What you have to do: Please retype the data in full and exactly; the pictures are not part of the copy.

--- Begin ---

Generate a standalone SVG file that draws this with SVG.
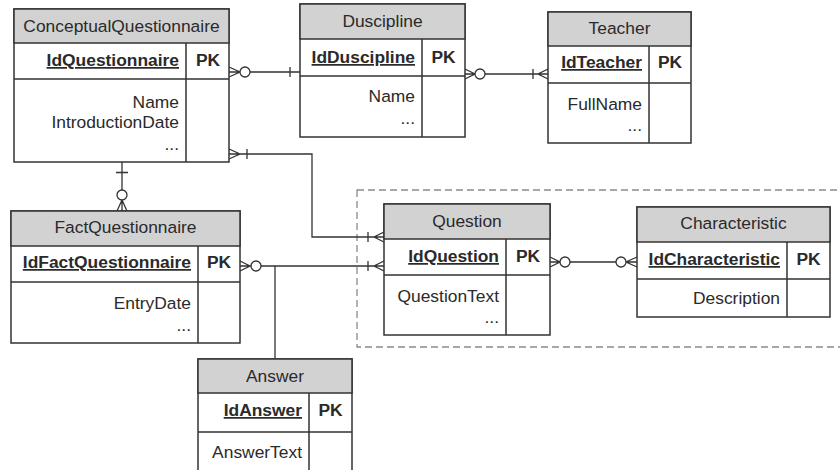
<svg xmlns="http://www.w3.org/2000/svg" width="840" height="470" viewBox="0 0 840 470">
  <style>
    text { font-family: "Liberation Sans", Arial, sans-serif; font-size: 17.4px; fill: #2a2a2a; }
    .hd { text-anchor: middle; }
    .key { font-weight: bold; text-anchor: end; text-decoration: underline; }
    .pk { font-weight: bold; text-anchor: middle; }
    .at { text-anchor: end; }
    .box { fill: #ffffff; stroke: #333333; stroke-width: 1.5; }
    .head { fill: #d2d2d2; stroke: #333333; stroke-width: 1.5; }
    .sep { stroke: #333333; stroke-width: 1.5; fill: none; }
    .ln { stroke: #333333; stroke-width: 1.3; fill: none; }
    .ring { stroke: #333333; stroke-width: 1.3; fill: #ffffff; }
    .group { fill: none; stroke: #8a8a8a; stroke-width: 1.3; stroke-dasharray: 7 4; }
  </style>

  <!-- boundary around Question and Characteristic -->
  <rect class="group" x="357" y="190" width="490" height="157"/>

  <!-- relationships -->
  <g id="connectors">
    <!-- ConceptualQuestionnaire - Duscipline -->
    <path class="ln" d="M229 72 H300 M229 67 L240 72 L229 77 M290 67 V77"/>
    <circle class="ring" cx="245" cy="72" r="5"/>
    <!-- Duscipline - Teacher -->
    <path class="ln" d="M465 74 H548 M465 69 L475 74 L465 79 M533 69 V79 M548 69 L538 74 L548 79"/>
    <circle class="ring" cx="480" cy="74" r="5"/>
    <!-- ConceptualQuestionnaire - FactQuestionnaire -->
    <path class="ln" d="M122 162 V211 M116 172.5 H128 M117 211 L122 200 L127 211"/>
    <circle class="ring" cx="122" cy="195" r="5"/>
    <!-- ConceptualQuestionnaire - Question -->
    <path class="ln" d="M229 154 H312 V237 H384 M229 149 L240 154 L229 159 M247 149 V159 M368 232 V242 M384 232 L374 237 L384 242"/>
    <!-- FactQuestionnaire - Question, with Answer branch -->
    <path class="ln" d="M240 266 H384 M240 261 L250 266 L240 271 M368 261 V271 M384 261 L374 266 L384 271 M275 266 V359"/>
    <circle class="ring" cx="256" cy="266" r="5"/>
    <!-- Question - Characteristic -->
    <path class="ln" d="M550 262 H637 M550 257 L560 262 L550 267 M637 257 L626 262 L637 267"/>
    <circle class="ring" cx="565" cy="262" r="5"/>
    <circle class="ring" cx="621" cy="262" r="5"/>
  </g>

  <g id="ConceptualQuestionnaire">
    <rect class="box" x="14" y="9" width="215" height="153"/>
    <rect class="head" x="14" y="9" width="215" height="34"/>
    <path class="sep" d="M14 79 H229 M186 43 V162"/>
    <text class="hd" x="121.5" y="32">ConceptualQuestionnaire</text>
    <text class="key" x="179" y="66">IdQuestionnaire</text>
    <text class="pk" x="208" y="66">PK</text>
    <text class="at" x="179" y="108">Name</text>
    <text class="at" x="179" y="128">IntroductionDate</text>
    <text class="at" x="179" y="150">...</text>
  </g>

  <g id="Duscipline">
    <rect class="box" x="300" y="4" width="165" height="133"/>
    <rect class="head" x="300" y="4" width="165" height="35"/>
    <path class="sep" d="M300 76 H465 M422 39 V137"/>
    <text class="hd" x="382.5" y="27">Duscipline</text>
    <text class="key" x="415" y="63">IdDuscipline</text>
    <text class="pk" x="443.5" y="63">PK</text>
    <text class="at" x="415" y="102">Name</text>
    <text class="at" x="415" y="124">...</text>
  </g>

  <g id="Teacher">
    <rect class="box" x="548" y="12" width="143" height="131"/>
    <rect class="head" x="548" y="12" width="143" height="34"/>
    <path class="sep" d="M548 83 H691 M649 46 V143"/>
    <text class="hd" x="619.5" y="34">Teacher</text>
    <text class="key" x="642" y="68">IdTeacher</text>
    <text class="pk" x="670" y="68">PK</text>
    <text class="at" x="642" y="110">FullName</text>
    <text class="at" x="642" y="131">...</text>
  </g>

  <g id="FactQuestionnaire">
    <rect class="box" x="11" y="211" width="229" height="132"/>
    <rect class="head" x="11" y="211" width="229" height="35"/>
    <path class="sep" d="M11 282 H240 M198 246 V343"/>
    <text class="hd" x="125.5" y="233">FactQuestionnaire</text>
    <text class="key" x="191" y="268">IdFactQuestionnaire</text>
    <text class="pk" x="219" y="268">PK</text>
    <text class="at" x="191" y="309">EntryDate</text>
    <text class="at" x="191" y="331">...</text>
  </g>

  <g id="Question">
    <rect class="box" x="384" y="204" width="166" height="131"/>
    <rect class="head" x="384" y="204" width="166" height="35"/>
    <path class="sep" d="M384 275 H550 M506 239 V335"/>
    <text class="hd" x="467" y="227">Question</text>
    <text class="key" x="499" y="262">IdQuestion</text>
    <text class="pk" x="528" y="262">PK</text>
    <text class="at" x="499" y="302">QuestionText</text>
    <text class="at" x="499" y="323">...</text>
  </g>

  <g id="Characteristic">
    <rect class="box" x="637" y="207" width="193" height="110"/>
    <rect class="head" x="637" y="207" width="193" height="35"/>
    <path class="sep" d="M637 279 H830 M787 242 V317"/>
    <text class="hd" x="733.5" y="229">Characteristic</text>
    <text class="key" x="780" y="265">IdCharacteristic</text>
    <text class="pk" x="808.5" y="265">PK</text>
    <text class="at" x="780" y="304">Description</text>
  </g>

  <g id="Answer">
    <rect class="box" x="198" y="359" width="154" height="116"/>
    <rect class="head" x="198" y="359" width="154" height="34"/>
    <path class="sep" d="M198 432 H352 M309 393 V475"/>
    <text class="hd" x="275" y="382">Answer</text>
    <text class="key" x="302" y="416">IdAnswer</text>
    <text class="pk" x="330.5" y="416">PK</text>
    <text class="at" x="302" y="458">AnswerText</text>
  </g>
</svg>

--- End ---

Result:
Generate a standalone SVG file that draws this with SVG.
<svg xmlns="http://www.w3.org/2000/svg" width="840" height="470" viewBox="0 0 840 470">
  <style>
    text { font-family: "Liberation Sans", Arial, sans-serif; font-size: 17.4px; fill: #2a2a2a; }
    .hd { text-anchor: middle; }
    .key { font-weight: bold; text-anchor: end; text-decoration: underline; }
    .pk { font-weight: bold; text-anchor: middle; }
    .at { text-anchor: end; }
    .box { fill: #ffffff; stroke: #333333; stroke-width: 1.5; }
    .head { fill: #d2d2d2; stroke: #333333; stroke-width: 1.5; }
    .sep { stroke: #333333; stroke-width: 1.5; fill: none; }
    .ln { stroke: #333333; stroke-width: 1.3; fill: none; }
    .ring { stroke: #333333; stroke-width: 1.3; fill: #ffffff; }
    .group { fill: none; stroke: #8a8a8a; stroke-width: 1.3; stroke-dasharray: 7 4; }
  </style>

  <!-- boundary around Question and Characteristic -->
  <rect class="group" x="357" y="190" width="490" height="157"/>

  <!-- relationships -->
  <g id="connectors">
    <!-- ConceptualQuestionnaire - Duscipline -->
    <path class="ln" d="M229 72 H300 M229 67 L240 72 L229 77 M290 67 V77"/>
    <circle class="ring" cx="245" cy="72" r="5"/>
    <!-- Duscipline - Teacher -->
    <path class="ln" d="M465 74 H548 M465 69 L475 74 L465 79 M533 69 V79 M548 69 L538 74 L548 79"/>
    <circle class="ring" cx="480" cy="74" r="5"/>
    <!-- ConceptualQuestionnaire - FactQuestionnaire -->
    <path class="ln" d="M122 162 V211 M116 172.5 H128 M117 211 L122 200 L127 211"/>
    <circle class="ring" cx="122" cy="195" r="5"/>
    <!-- ConceptualQuestionnaire - Question -->
    <path class="ln" d="M229 154 H312 V237 H384 M229 149 L240 154 L229 159 M247 149 V159 M368 232 V242 M384 232 L374 237 L384 242"/>
    <!-- FactQuestionnaire - Question, with Answer branch -->
    <path class="ln" d="M240 266 H384 M240 261 L250 266 L240 271 M368 261 V271 M384 261 L374 266 L384 271 M275 266 V359"/>
    <circle class="ring" cx="256" cy="266" r="5"/>
    <!-- Question - Characteristic -->
    <path class="ln" d="M550 262 H637 M550 257 L560 262 L550 267 M637 257 L626 262 L637 267"/>
    <circle class="ring" cx="565" cy="262" r="5"/>
    <circle class="ring" cx="621" cy="262" r="5"/>
  </g>

  <g id="ConceptualQuestionnaire">
    <rect class="box" x="14" y="9" width="215" height="153"/>
    <rect class="head" x="14" y="9" width="215" height="34"/>
    <path class="sep" d="M14 79 H229 M186 43 V162"/>
    <text class="hd" x="121.5" y="32">ConceptualQuestionnaire</text>
    <text class="key" x="179" y="66">IdQuestionnaire</text>
    <text class="pk" x="208" y="66">PK</text>
    <text class="at" x="179" y="108">Name</text>
    <text class="at" x="179" y="128">IntroductionDate</text>
    <text class="at" x="179" y="150">...</text>
  </g>

  <g id="Duscipline">
    <rect class="box" x="300" y="4" width="165" height="133"/>
    <rect class="head" x="300" y="4" width="165" height="35"/>
    <path class="sep" d="M300 76 H465 M422 39 V137"/>
    <text class="hd" x="382.5" y="27">Duscipline</text>
    <text class="key" x="415" y="63">IdDuscipline</text>
    <text class="pk" x="443.5" y="63">PK</text>
    <text class="at" x="415" y="102">Name</text>
    <text class="at" x="415" y="124">...</text>
  </g>

  <g id="Teacher">
    <rect class="box" x="548" y="12" width="143" height="131"/>
    <rect class="head" x="548" y="12" width="143" height="34"/>
    <path class="sep" d="M548 83 H691 M649 46 V143"/>
    <text class="hd" x="619.5" y="34">Teacher</text>
    <text class="key" x="642" y="68">IdTeacher</text>
    <text class="pk" x="670" y="68">PK</text>
    <text class="at" x="642" y="110">FullName</text>
    <text class="at" x="642" y="131">...</text>
  </g>

  <g id="FactQuestionnaire">
    <rect class="box" x="11" y="211" width="229" height="132"/>
    <rect class="head" x="11" y="211" width="229" height="35"/>
    <path class="sep" d="M11 282 H240 M198 246 V343"/>
    <text class="hd" x="125.5" y="233">FactQuestionnaire</text>
    <text class="key" x="191" y="268">IdFactQuestionnaire</text>
    <text class="pk" x="219" y="268">PK</text>
    <text class="at" x="191" y="309">EntryDate</text>
    <text class="at" x="191" y="331">...</text>
  </g>

  <g id="Question">
    <rect class="box" x="384" y="204" width="166" height="131"/>
    <rect class="head" x="384" y="204" width="166" height="35"/>
    <path class="sep" d="M384 275 H550 M506 239 V335"/>
    <text class="hd" x="467" y="227">Question</text>
    <text class="key" x="499" y="262">IdQuestion</text>
    <text class="pk" x="528" y="262">PK</text>
    <text class="at" x="499" y="302">QuestionText</text>
    <text class="at" x="499" y="323">...</text>
  </g>

  <g id="Characteristic">
    <rect class="box" x="637" y="207" width="193" height="110"/>
    <rect class="head" x="637" y="207" width="193" height="35"/>
    <path class="sep" d="M637 279 H830 M787 242 V317"/>
    <text class="hd" x="733.5" y="229">Characteristic</text>
    <text class="key" x="780" y="265">IdCharacteristic</text>
    <text class="pk" x="808.5" y="265">PK</text>
    <text class="at" x="780" y="304">Description</text>
  </g>

  <g id="Answer">
    <rect class="box" x="198" y="359" width="154" height="116"/>
    <rect class="head" x="198" y="359" width="154" height="34"/>
    <path class="sep" d="M198 432 H352 M309 393 V475"/>
    <text class="hd" x="275" y="382">Answer</text>
    <text class="key" x="302" y="416">IdAnswer</text>
    <text class="pk" x="330.5" y="416">PK</text>
    <text class="at" x="302" y="458">AnswerText</text>
  </g>
</svg>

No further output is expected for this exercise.